→ **The exercise**: Extract, in full, the lines below, beginning at the first and ending with the line that contains "3).text(d => d.data.pct);". Pictures do not belong in the copy.

→ **Dataset content**:
____________________

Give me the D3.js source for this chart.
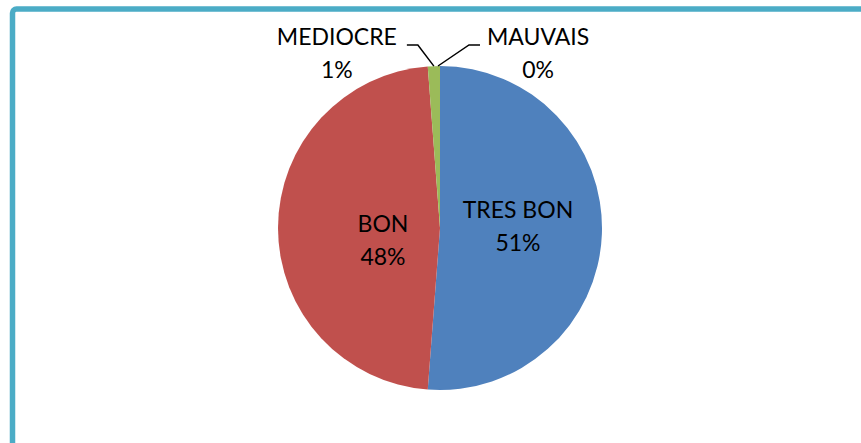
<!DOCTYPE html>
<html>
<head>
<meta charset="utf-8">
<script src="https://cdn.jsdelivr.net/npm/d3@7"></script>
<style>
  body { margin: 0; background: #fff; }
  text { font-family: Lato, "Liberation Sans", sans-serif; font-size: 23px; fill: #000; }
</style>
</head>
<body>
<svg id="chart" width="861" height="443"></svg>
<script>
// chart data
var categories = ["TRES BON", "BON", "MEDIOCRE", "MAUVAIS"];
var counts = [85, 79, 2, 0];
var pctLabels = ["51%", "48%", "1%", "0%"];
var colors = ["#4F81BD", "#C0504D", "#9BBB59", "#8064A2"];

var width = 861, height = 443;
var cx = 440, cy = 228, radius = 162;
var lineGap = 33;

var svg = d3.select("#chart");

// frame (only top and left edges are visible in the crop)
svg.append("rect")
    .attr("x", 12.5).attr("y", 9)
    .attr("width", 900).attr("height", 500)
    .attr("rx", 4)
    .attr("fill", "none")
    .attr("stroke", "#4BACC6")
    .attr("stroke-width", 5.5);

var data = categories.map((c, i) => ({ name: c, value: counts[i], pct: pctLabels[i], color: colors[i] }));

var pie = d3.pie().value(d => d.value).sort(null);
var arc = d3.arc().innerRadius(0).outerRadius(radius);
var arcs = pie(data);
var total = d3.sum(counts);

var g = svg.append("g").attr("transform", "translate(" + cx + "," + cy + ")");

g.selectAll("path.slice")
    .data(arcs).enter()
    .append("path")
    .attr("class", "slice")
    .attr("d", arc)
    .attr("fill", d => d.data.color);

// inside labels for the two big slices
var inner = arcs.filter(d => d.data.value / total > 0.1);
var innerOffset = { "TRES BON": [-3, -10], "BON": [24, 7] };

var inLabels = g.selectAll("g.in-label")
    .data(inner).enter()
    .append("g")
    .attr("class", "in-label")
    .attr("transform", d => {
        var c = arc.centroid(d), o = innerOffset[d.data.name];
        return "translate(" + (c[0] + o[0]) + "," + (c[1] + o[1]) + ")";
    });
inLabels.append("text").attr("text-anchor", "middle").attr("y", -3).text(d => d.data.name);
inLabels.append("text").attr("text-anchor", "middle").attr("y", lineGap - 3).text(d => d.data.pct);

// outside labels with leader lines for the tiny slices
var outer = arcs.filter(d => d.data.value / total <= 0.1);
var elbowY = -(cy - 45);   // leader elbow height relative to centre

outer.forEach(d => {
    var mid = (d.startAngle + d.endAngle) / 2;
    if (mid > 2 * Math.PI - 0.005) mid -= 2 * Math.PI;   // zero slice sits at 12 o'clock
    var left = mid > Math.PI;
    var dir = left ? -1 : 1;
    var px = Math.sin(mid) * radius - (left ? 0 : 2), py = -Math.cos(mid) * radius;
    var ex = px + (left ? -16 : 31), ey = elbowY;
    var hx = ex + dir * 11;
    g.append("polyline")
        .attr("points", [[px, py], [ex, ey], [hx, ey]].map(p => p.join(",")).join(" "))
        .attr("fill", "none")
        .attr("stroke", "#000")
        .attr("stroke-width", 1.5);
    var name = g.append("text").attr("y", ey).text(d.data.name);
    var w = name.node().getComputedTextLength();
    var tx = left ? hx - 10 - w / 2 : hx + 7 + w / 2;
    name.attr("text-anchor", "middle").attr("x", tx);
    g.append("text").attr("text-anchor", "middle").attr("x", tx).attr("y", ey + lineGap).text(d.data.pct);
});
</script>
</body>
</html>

____________________

→ **Output of the task**:
Give me the D3.js source for this chart.
<!DOCTYPE html>
<html>
<head>
<meta charset="utf-8">
<script src="https://cdn.jsdelivr.net/npm/d3@7"></script>
<style>
  body { margin: 0; background: #fff; }
  text { font-family: Lato, "Liberation Sans", sans-serif; font-size: 23px; fill: #000; }
</style>
</head>
<body>
<svg id="chart" width="861" height="443"></svg>
<script>
// chart data
var categories = ["TRES BON", "BON", "MEDIOCRE", "MAUVAIS"];
var counts = [85, 79, 2, 0];
var pctLabels = ["51%", "48%", "1%", "0%"];
var colors = ["#4F81BD", "#C0504D", "#9BBB59", "#8064A2"];

var width = 861, height = 443;
var cx = 440, cy = 228, radius = 162;
var lineGap = 33;

var svg = d3.select("#chart");

// frame (only top and left edges are visible in the crop)
svg.append("rect")
    .attr("x", 12.5).attr("y", 9)
    .attr("width", 900).attr("height", 500)
    .attr("rx", 4)
    .attr("fill", "none")
    .attr("stroke", "#4BACC6")
    .attr("stroke-width", 5.5);

var data = categories.map((c, i) => ({ name: c, value: counts[i], pct: pctLabels[i], color: colors[i] }));

var pie = d3.pie().value(d => d.value).sort(null);
var arc = d3.arc().innerRadius(0).outerRadius(radius);
var arcs = pie(data);
var total = d3.sum(counts);

var g = svg.append("g").attr("transform", "translate(" + cx + "," + cy + ")");

g.selectAll("path.slice")
    .data(arcs).enter()
    .append("path")
    .attr("class", "slice")
    .attr("d", arc)
    .attr("fill", d => d.data.color);

// inside labels for the two big slices
var inner = arcs.filter(d => d.data.value / total > 0.1);
var innerOffset = { "TRES BON": [-3, -10], "BON": [24, 7] };

var inLabels = g.selectAll("g.in-label")
    .data(inner).enter()
    .append("g")
    .attr("class", "in-label")
    .attr("transform", d => {
        var c = arc.centroid(d), o = innerOffset[d.data.name];
        return "translate(" + (c[0] + o[0]) + "," + (c[1] + o[1]) + ")";
    });
inLabels.append("text").attr("text-anchor", "middle").attr("y", -3).text(d => d.data.name);
inLabels.append("text").attr("text-anchor", "middle").attr("y", lineGap - 3).text(d => d.data.pct);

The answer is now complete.